Bennett has made other changes, too. "There are certain moments that read as very funny," he said, "and I decided to take it completely literally. If you take it literally, it's a lot scarier."
"For example, in the court scene, the Mad Hatter bites a piece from his tea cup," Bennett explained. "In the Disney cartoon, it's very funny — he's bumbling and nervous. But in this version, he bites it on purpose, which is a lot scarier, and there is blood pouring out of his mouth."
Once again, Plan-B's radio hour will be aired on KUER/XM Public Radio. The show features X96's Bill Allred and well as Jay Perry, Tobin Atkinson, Teresa Sanderson and 15-year-old Emma Munson as Alice.
The show is performed in traditional radio-hour style, with a studio audience, live sound effects and original music written and performed by Dave Evanoff.
"What Dave came with was almost a whole cinematic score that underlies the show," Bennett said. "I was blown away.
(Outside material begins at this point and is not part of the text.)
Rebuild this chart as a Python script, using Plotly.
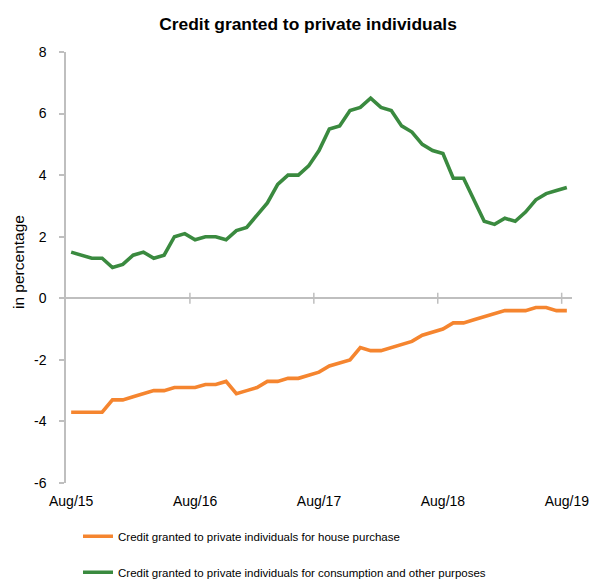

It's so much richer and really elevated it from a theater project to a real radio show."
"I recorded a rehearsal so that I could listen to it, to get a feel for the actors as they did their roles," Evanoff said in a phone interview, "and with modern technology and my computer, I'm playing strings, winds, percussion and guitars all at the same time."
Evanoff, who has composed several film scores, thousands of jingles and music for half-time shows and the like, said Bennett has done a great job.
"The script is modern and full of great humor as well as terror and horror, it's a classic."